— START DATASET EXCERPT —

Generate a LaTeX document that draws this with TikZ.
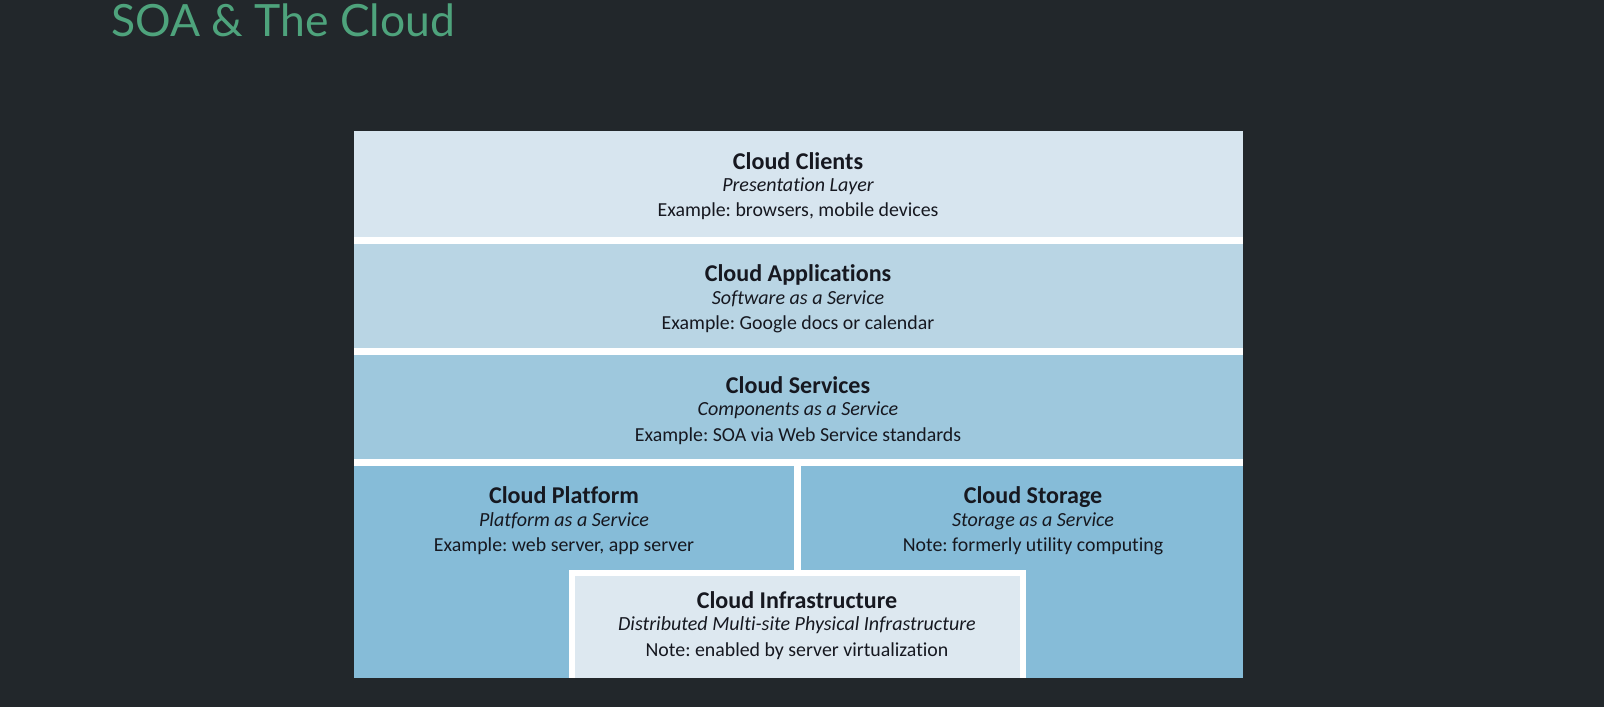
\documentclass[tikz,border=0pt]{standalone}
\usepackage{fontspec}
\setmainfont{Carlito}[Ligatures=NoCommon]
\newfontfamily\titlefont{Lato}
\frenchspacing

\definecolor{slidebg}{RGB}{34,39,43}
\definecolor{titlegreen}{RGB}{78,163,124}
\definecolor{layerink}{RGB}{22,24,32}
\definecolor{clientsfill}{RGB}{215,229,239}
\definecolor{appsfill}{RGB}{185,213,228}
\definecolor{servicesfill}{RGB}{158,200,221}
\definecolor{platformfill}{RGB}{134,188,216}
\definecolor{infrafill}{RGB}{221,232,240}

\tikzset{
  layertitle/.style={anchor=base, inner sep=0pt, text=layerink, font=\fontsize{13.7}{13.7}\selectfont\bfseries},
  layersub/.style={anchor=base, inner sep=0pt, text=layerink, font=\fontsize{11.4}{11.4}\selectfont\itshape},
  layernote/.style={anchor=base, inner sep=0pt, text=layerink, font=\fontsize{11.3}{11.3}\selectfont},
}

% three lines of one layer: name, x, title baseline, title, subtitle, note
\newcommand{\layerlabel}[6]{%
  \node[layertitle] (#1-t) at (#2,#3) {#4};
  \node[layersub] (#1-s) at ([yshift=-0.45cm]#1-t.base) {#5};
  \node[layernote] (#1-n) at ([yshift=-0.96cm]#1-t.base) {#6};
}

\begin{document}
\begin{tikzpicture}[x=0.02cm, y=-0.02cm]
    \fill[slidebg] (0,0) rectangle (1604,707);
    \useasboundingbox (0,0) rectangle (1604,707);

    \node[anchor=base west, inner sep=0pt, text=titlegreen,
          font=\titlefont\fontsize{25.3}{25.3}\selectfont] (title) at (111,36) {SOA \& The Cloud};

    % the layers
    \fill[white] (354,131) rectangle (1243,678);
    \fill[clientsfill] (354,131) rectangle (1243,237);
    \fill[appsfill] (354,243.5) rectangle (1243,348);
    \fill[servicesfill] (354,355) rectangle (1243,459);
    \fill[platformfill] (354,465.5) rectangle (794,678);
    \fill[platformfill] (801,465.5) rectangle (1243,678);
    \fill[white] (569,570) rectangle (1026,678);
    \fill[infrafill] (575,576) rectangle (1020,678);

    \layerlabel{clients}{798}{169}{Cloud Clients}{Presentation Layer}{Example: browsers, mobile devices}
    \layerlabel{apps}{798}{281.5}{Cloud Applications}{Software as a Service}{Example: Google docs or calendar}
    \layerlabel{services}{798}{393}{Cloud Services}{Components as a Service}{Example: SOA via Web Service standards}
    \layerlabel{platform}{564}{503.5}{Cloud Platform}{Platform as a Service}{Example: web server, app server}
    \layerlabel{storage}{1033}{503.5}{Cloud Storage}{Storage as a Service}{Note: formerly utility computing}
    \layerlabel{infra}{797}{608}{Cloud Infrastructure}{Distributed Multi-site Physical Infrastructure}{Note: enabled by server virtualization}
\end{tikzpicture}
\end{document}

— END DATASET EXCERPT —

Output a faithful copy of the data, with each picture left out.

Generate a LaTeX document that draws this with TikZ.
\documentclass[tikz,border=0pt]{standalone}
\usepackage{fontspec}
\setmainfont{Carlito}[Ligatures=NoCommon]
\newfontfamily\titlefont{Lato}
\frenchspacing

\definecolor{slidebg}{RGB}{34,39,43}
\definecolor{titlegreen}{RGB}{78,163,124}
\definecolor{layerink}{RGB}{22,24,32}
\definecolor{clientsfill}{RGB}{215,229,239}
\definecolor{appsfill}{RGB}{185,213,228}
\definecolor{servicesfill}{RGB}{158,200,221}
\definecolor{platformfill}{RGB}{134,188,216}
\definecolor{infrafill}{RGB}{221,232,240}

\tikzset{
  layertitle/.style={anchor=base, inner sep=0pt, text=layerink, font=\fontsize{13.7}{13.7}\selectfont\bfseries},
  layersub/.style={anchor=base, inner sep=0pt, text=layerink, font=\fontsize{11.4}{11.4}\selectfont\itshape},
  layernote/.style={anchor=base, inner sep=0pt, text=layerink, font=\fontsize{11.3}{11.3}\selectfont},
}

% three lines of one layer: name, x, title baseline, title, subtitle, note
\newcommand{\layerlabel}[6]{%
  \node[layertitle] (#1-t) at (#2,#3) {#4};
  \node[layersub] (#1-s) at ([yshift=-0.45cm]#1-t.base) {#5};
  \node[layernote] (#1-n) at ([yshift=-0.96cm]#1-t.base) {#6};
}

\begin{document}
\begin{tikzpicture}[x=0.02cm, y=-0.02cm]
    \fill[slidebg] (0,0) rectangle (1604,707);
    \useasboundingbox (0,0) rectangle (1604,707);

    \node[anchor=base west, inner sep=0pt, text=titlegreen,
          font=\titlefont\fontsize{25.3}{25.3}\selectfont] (title) at (111,36) {SOA \& The Cloud};

    % the layers
    \fill[white] (354,131) rectangle (1243,678);
    \fill[clientsfill] (354,131) rectangle (1243,237);
    \fill[appsfill] (354,243.5) rectangle (1243,348);
    \fill[servicesfill] (354,355) rectangle (1243,459);
    \fill[platformfill] (354,465.5) rectangle (794,678);
    \fill[platformfill] (801,465.5) rectangle (1243,678);
    \fill[white] (569,570) rectangle (1026,678);
    \fill[infrafill] (575,576) rectangle (1020,678);

    \layerlabel{clients}{798}{169}{Cloud Clients}{Presentation Layer}{Example: browsers, mobile devices}
    \layerlabel{apps}{798}{281.5}{Cloud Applications}{Software as a Service}{Example: Google docs or calendar}
    \layerlabel{services}{798}{393}{Cloud Services}{Components as a Service}{Example: SOA via Web Service standards}
    \layerlabel{platform}{564}{503.5}{Cloud Platform}{Platform as a Service}{Example: web server, app server}
    \layerlabel{storage}{1033}{503.5}{Cloud Storage}{Storage as a Service}{Note: formerly utility computing}
    \layerlabel{infra}{797}{608}{Cloud Infrastructure}{Distributed Multi-site Physical Infrastructure}{Note: enabled by server virtualization}
\end{tikzpicture}
\end{document}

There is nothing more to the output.